How to File for Divorce in Will County Illinois

By Renee Booker

Updated July 21, 2017

man and woman divorced image by Ivonne Wierink from

A divorce can be an extremely emotional time for the parties involved. If you have made the decision to file for divorce in Will County, Illinois, you may be able to file the divorce yourself without the help of an attorney. Consulting with a family law attorney is always in your best interest. However, the petition may be completed and filed either by yourself or by you and your spouse as a joint petition.

Confirm that you meet the statutory requirements necessary to file for divorce. For example, you must have been a resident of Illinois for the 90 days preceding the filing of your petition. The statutory requirements can be found in the Illinois Marriage and Dissolution of Marriage Act (see Resources).

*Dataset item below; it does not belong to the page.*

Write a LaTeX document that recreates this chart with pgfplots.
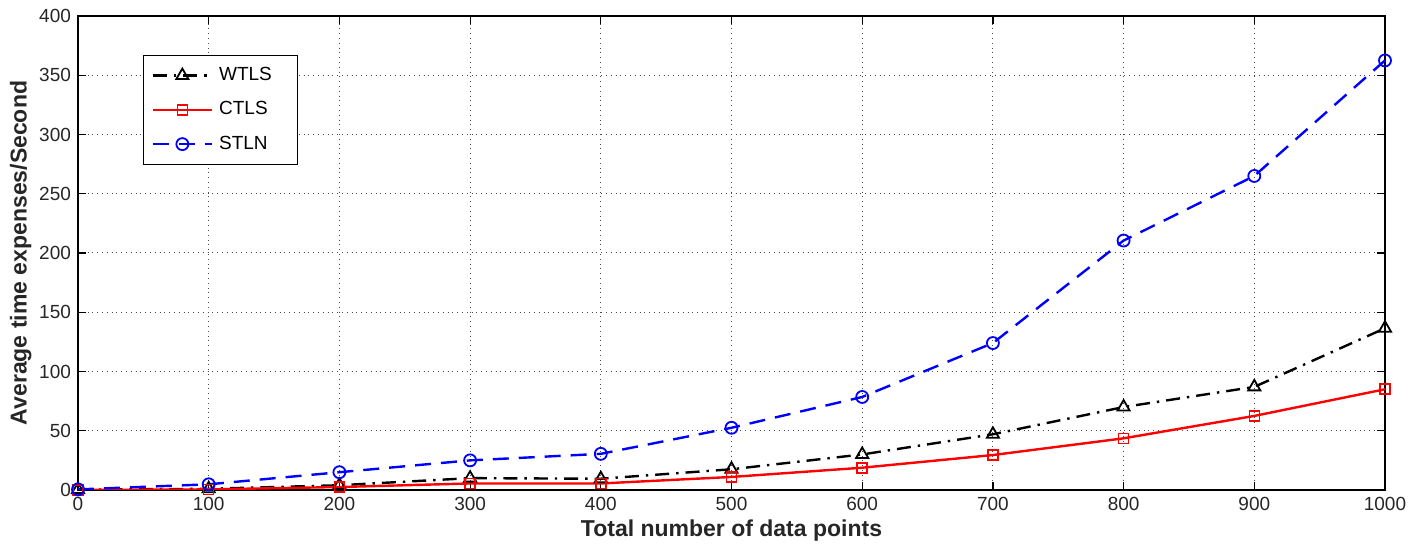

Prepare your petition for divorce. If you are filing a joint petition for simplified divorce, a form can be found on the Will County Illinois Circuit Clerk's website (see Resources). If you do not meet the conditions necessary for a simplified divorce, you may be able to use the uncontested forms found on the Illinois Legal Aid website (see Resources). In general, the petition must include the names of both parties, the dates of marriage and separation, information on children born of the marriage, your grounds for divorce and a brief description of what you are asking for in the divorce.

Prepare a summons. The summons is the document that notifies your spouse that you have initiated the divorce. Your spouse must be served with the summons and petition unless he or she is filing with you and has signed a waiver.

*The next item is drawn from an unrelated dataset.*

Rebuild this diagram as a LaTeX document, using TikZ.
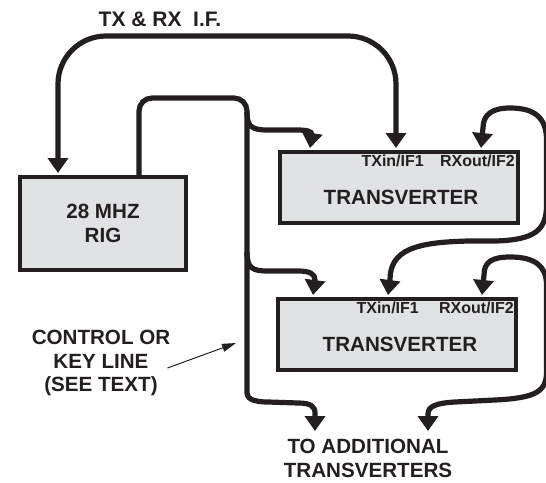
\documentclass[tikz,border=0pt]{standalone}
\usepackage{fontspec}
\setmainfont{Liberation Sans}
\usetikzlibrary{arrows.meta,calc}
\definecolor{boxgray}{RGB}{225,226,228}
\definecolor{ink}{RGB}{35,31,32}
\begin{document}
\begin{tikzpicture}[x=1pt,y=-1pt,
  box/.style={draw=ink,line width=4pt,fill=boxgray,inner sep=0pt},
  wire/.style={draw=ink,line width=5.2pt},
  tipend/.style={-{Triangle[width=20pt,length=15pt]}},
  tipboth/.style={{Triangle[width=20pt,length=15pt]}-{Triangle[width=20pt,length=15pt]}},
  txt/.style={font=\fontsize{20.6}{24}\selectfont\bfseries,text=ink,align=center,inner sep=0pt},
  porttxt/.style={font=\fontsize{16}{18}\selectfont\bfseries,text=ink,inner sep=0pt,anchor=east},
  annarrow/.style={draw=ink,line width=1pt,-{Triangle[width=8pt,length=14pt]}},
]
\useasboundingbox (0,0) rectangle (546,482);
\clip (0,0) rectangle (546,482);

% boxes
\node[box,minimum width=166pt,minimum height=93pt,txt] (rig) at (103,223.5) {28 MHZ\\RIG};
\node[box,minimum width=238pt,minimum height=71pt] (tv1) at (399,187.5) {};
\node[box,minimum width=238pt,minimum height=71pt] (tv2) at (397,334.5) {};

% box labels
\node[txt] (tv1name) at ([shift={(2,9.5)}]tv1.center) {TRANSVERTER};
\node[txt] (tv2name) at ([shift={(3,9.5)}]tv2.center) {TRANSVERTER};
\node[porttxt] (tv1rxl) at ([shift={(-5,11)}]tv1.north east) {RXout/IF2};
\node[porttxt] (tv1txl) at ([shift={(-96,11)}]tv1.north east) {TXin/IF1};
\node[porttxt] (tv2rxl) at ([shift={(-4,11)}]tv2.north east) {RXout/IF2};
\node[porttxt] (tv2txl) at ([shift={(-99,11)}]tv2.north east) {TXin/IF1};

% free texts
\node[txt,font=\fontsize{21}{24}\selectfont\bfseries] (iflabel) at (160,19) {TX \& RX\ \ I.F.};
\node[txt,font=\fontsize{20.6}{23.5}\selectfont\bfseries] (ann) at (101,363) {CONTROL OR\\KEY LINE\\(SEE TEXT)};
\node[txt] (more) at (368,458.5) {TO ADDITIONAL\\TRANSVERTERS};

% ports
\coordinate (rigA) at ([shift={(40,-2)}]rig.north west);
\coordinate (rigB) at ([shift={(121,0)}]rig.north west);
\coordinate (tv1ctl) at ([shift={(32,-2)}]tv1.north west);
\coordinate (tv1tx) at ([shift={(118,-2)}]tv1.north west);
\coordinate (tv1rx) at ([shift={(203,-2)}]tv1.north west);
\coordinate (tv2ctl) at ([shift={(37,-2)}]tv2.north west);
\coordinate (tv2tx) at ([shift={(112,-2)}]tv2.north west);
\coordinate (tv2rx) at ([shift={(206,-2)}]tv2.north west);
\coordinate (out1) at (315,431);
\coordinate (out2) at (428,431);
\coordinate (annS) at ([shift={(-3,5)}]ann.east);
\coordinate (annE) at (236,343);

% TX & RX IF
\draw[wire,tipboth,rounded corners=48pt] (rigA) |- (230,36) -| (tv1tx);

% control / key line trunk
\draw[wire,tipend,rounded corners=13pt] (rigB) |- (247,98) -- (247,380)
  [sharp corners] .. controls (247,398) and (252,402) .. (268,402) -- (298,403)
  .. controls (310,403) and (315,406) .. (315,413) -- (out1);
% branch to transverter 1
\draw[wire,tipend] (247,112) .. controls (247,127) and (252,130) .. (268,130) -- (296,130)
  .. controls (307,130) and (312,131) .. (312,135) -- (tv1ctl);
% branch to transverter 2
\draw[wire,tipend] (247,252) .. controls (247,268) and (252,271) .. (268,271) -- (298,271)
  .. controls (310,271) and (315,274) .. (315,280) -- (tv2ctl);

% loop RXout1 -> TXin2
\draw[wire,tipboth] (tv1rx) -- (483,128) .. controls (483,114) and (493,108) .. (510,108)
  .. controls (535,108) and (546.5,118) .. (546.5,140) -- (546.5,205)
  .. controls (546.5,230) and (535,240) .. (495,241) -- (470,241)
  .. controls (415,242) and (390,250) .. (390,280) -- (tv2tx);

% loop RXout2 -> additional
\draw[wire,tipboth] (tv2rx) -- (484,275) .. controls (484,262) and (492,257) .. (510,257)
  .. controls (535,257) and (546.5,266) .. (546.5,285) -- (546.5,372)
  .. controls (546.5,392) and (535,398) .. (495,400) -- (455,402)
  .. controls (437,403) and (428,406) .. (428,414) -- (out2);

% annotation arrow
\draw[annarrow] (annS) -- (annE);
\end{tikzpicture}
\end{document}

Make several copies of the petition and summons, if needed. File the petition and summons with the Circuit Clerk's office, located at 14 W. Jefferson Street, Joliet, IL 60432.

Items you will need

  • Information on your spouse (including an address for service of process) and any minor children of the marriage

  • Information and records for any property, assets and debts of the marriage


If possible, always consult with a licensed attorney before preparing or filing any legal papers. Forms are available at local stationary stores or from many online websites for a fee.


Make sure you ask for everything that you want in the original petition, as a judge cannot normally award you anything that you did not ask for in the petition.